We remain a long way from fully understanding if and how all the hundreds of microRNAs in cichlid genomes actually foster evolutionary change, but they are strong candidates for such a role. We hypothesize that by preventing genes from being switched on at the wrong place or time, microRNAs could encourage both more variation and more precision in orchestrating the intricate ballet of genes that interact to make slightly different teeth, jawbones, color patterns, courtship behaviors, and so on—variation that is the basis for adaptation and speciation.
What’s Old is New
This initial foray into cichlid genomes suggests that new random mutations, such as those seen in the CNEs and those that give rise to novel microRNAs, have figured significantly in the extraordinary evolution of these fishes. But we suspect that relatively old genetic variation, including that from duplicated genes and jumping genes, may have done most of the work. These variants lurked quietly in the genome until new ecological opportunities—for instance, those that arose when ancestral river-dwelling cichlids colonized the Great Lakes of Africa—suddenly made them advantageous. By tapping into that ancient genetic variation, natural selection created species suited to the new habitats.

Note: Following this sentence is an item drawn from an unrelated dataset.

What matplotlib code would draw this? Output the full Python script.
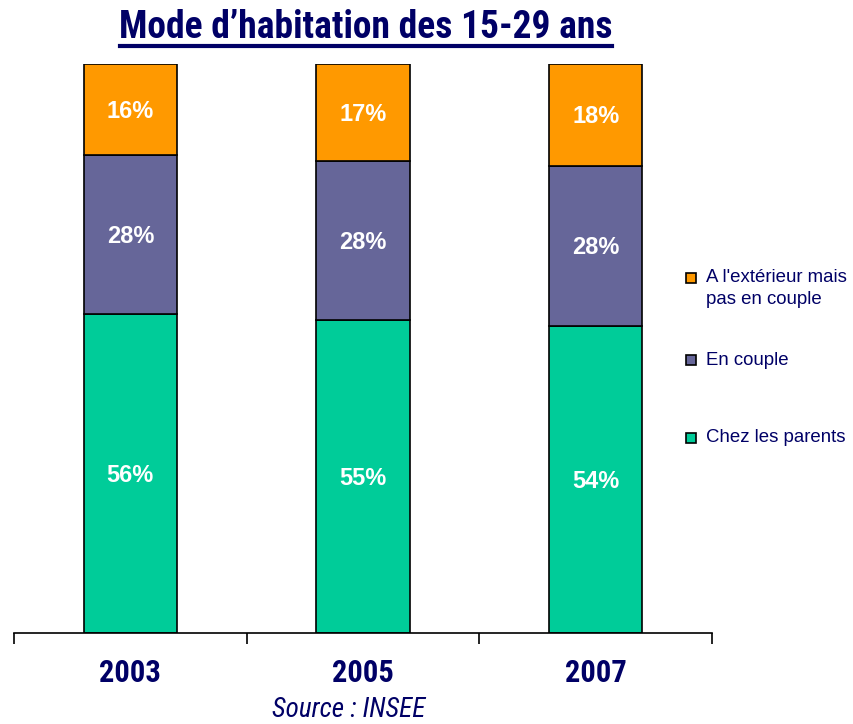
import matplotlib
matplotlib.use("Agg")
import matplotlib.pyplot as plt
from matplotlib import font_manager
from matplotlib.patches import Rectangle
from matplotlib.lines import Line2D
import numpy as np

# Donnees
years = ["2003", "2005", "2007"]
parents = [56, 55, 54]
couple = [28, 28, 28]
exterieur = [16, 17, 18]
series_names = ["Chez les parents", "En couple", "A l'extérieur mais\npas en couple"]
colors = ["#00CC99", "#666699", "#FF9900"]

NAVY = "#000066"

# polices : premiere famille dispo qui a un gras
fonts = font_manager.fontManager.ttflist
def pick(*cands):
    for c in cands:
        if any(f.name == c and f.weight in (700, "bold") for f in fonts):
            return [c, "DejaVu Sans"]
    return ["DejaVu Sans"]

NARROW = pick("Liberation Sans Narrow", "Arial Narrow", "Archivo Narrow", "Roboto Condensed",
              "PT Sans Narrow", "Open Sans Condensed", "Pragati Narrow", "Liberation Sans")
ARIAL = pick("Liberation Sans", "Arimo", "Arial")

fig = plt.figure(figsize=(8.54, 7.24), dpi=100)
ax = fig.add_axes([14 / 854, 1 - 633 / 724, (712 - 14) / 854, (633 - 64) / 724])

x = np.arange(len(years))
bottom = np.zeros(len(years))
for vals, name, col in zip([parents, couple, exterieur], series_names, colors):
    vals = np.array(vals, dtype=float)
    ax.bar(x, vals, width=0.4, bottom=bottom, color=col, edgecolor="black", linewidth=1.2)
    for xi, b, v in zip(x, bottom, vals):
        ax.text(xi, b + v / 2 - 0.3, f"{int(v)}%", ha="center", va="center", color="white",
                fontsize=17, fontweight="bold", family=ARIAL)
    bottom += vals

ax.set_xlim(-0.5, 2.5)
ax.set_ylim(0, 100)
for s in ["top", "right", "left"]:
    ax.spines[s].set_visible(False)
ax.spines["bottom"].set_linewidth(1.2)
ax.set_yticks([])
ax.set_xticks(x)
ax.set_xticklabels(years, fontsize=22, fontweight="bold", color=NAVY, family=NARROW)
ax.tick_params(axis="x", which="major", length=0, pad=18)
ax.set_xticks([-0.5, 0.5, 1.5, 2.5], minor=True)
ax.tick_params(axis="x", which="minor", length=8, width=1.2, direction="out")

# Titre souligne
fig.text(366 / 854, 1 - 27 / 724, "Mode d\u2019habitation des 15-29 ans", ha="center", va="center",
         fontsize=27, fontweight="bold", color=NAVY, family=NARROW)
fig.add_artist(Line2D([120 / 854, 612 / 854], [1 - 46 / 724, 1 - 46 / 724], color=NAVY, linewidth=3))

# Legende
leg_y = [438, 360, 278]
for name, col, yy in zip(series_names, colors, leg_y):
    fig.add_artist(Rectangle((686 / 854, 1 - (yy + 5) / 724), 10 / 854, 10 / 724,
                             facecolor=col, edgecolor="black", linewidth=1.2))
    if "\n" in name:
        fig.text(706 / 854, 1 - (yy - 9) / 724, name, ha="left", va="top",
                 fontsize=13.4, color=NAVY, family=ARIAL, linespacing=1.4)
    else:
        fig.text(706 / 854, 1 - yy / 724, name, ha="left", va="center",
                 fontsize=13.4, color=NAVY, family=ARIAL)

fig.text(349 / 854, 1 - 710 / 724, "Source : INSEE", ha="center", va="center",
         fontsize=19.5, style="italic", color=NAVY, family=NARROW)

fig.savefig("out.png", dpi=100)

We think old variation is the key because when we look at the genomes of these cichlid species, we cannot find many fixed genetic differences between them. That is, there are very few examples of genes for which all members of a species carry the same variant. Instead the gene pool of a species retains old gene variants even after fish have branched off from their ancestors to form a new species. And not only does a young species retain old DNA from its ancestors, but it may still be similar enough to interbreed and hybridize with closely related species. Such mixing would allow new gene variants to flow across species boundaries—more potentially useful genetic material that can be recycled when needed. The retention of old genetic variation, in addition to fueling rapid diversification in cichlids, can also help explain how the same ultraspecific traits have evolved over and over in separate lineages: we suspect that traits such as asymmetrical jaws and Angelina Jolie lips may not have arisen anew each time; rather the same genes and gene switches were repeatedly recruited into service. This hypothesis awaits testing.
The genomic mechanisms described here were not the only drivers of cichlid evolution. Surely environmental factors had a crucial part in establishing the patterns and rates of diversification in this group. Differences in the extent of cichlid diversity in the various radiations of these fishes around the world support this surmise: in Africa and in Nicaragua, the radiations that occur in lakes with more complex habitats (and thus more ecological niches) have more species than the radiations in lakes with simpler habitats. In addition to the speciation that occurred as cichlids evolved feeding specializations to fill these niches, further diversification took place as skin color differences arose and females developed preferences for particular hues.
We still have much to learn. Now that we have complete genomes, as well as powerful new techniques for analyzing them, though, our knowledge will advance very quickly indeed. I expect that the mechanisms underlying the speed of cichlid speciation will continue to be an area of intense research. Soon we will have a far deeper understanding of the language of the genome and the DNA that connects all living things even as it drives them apart.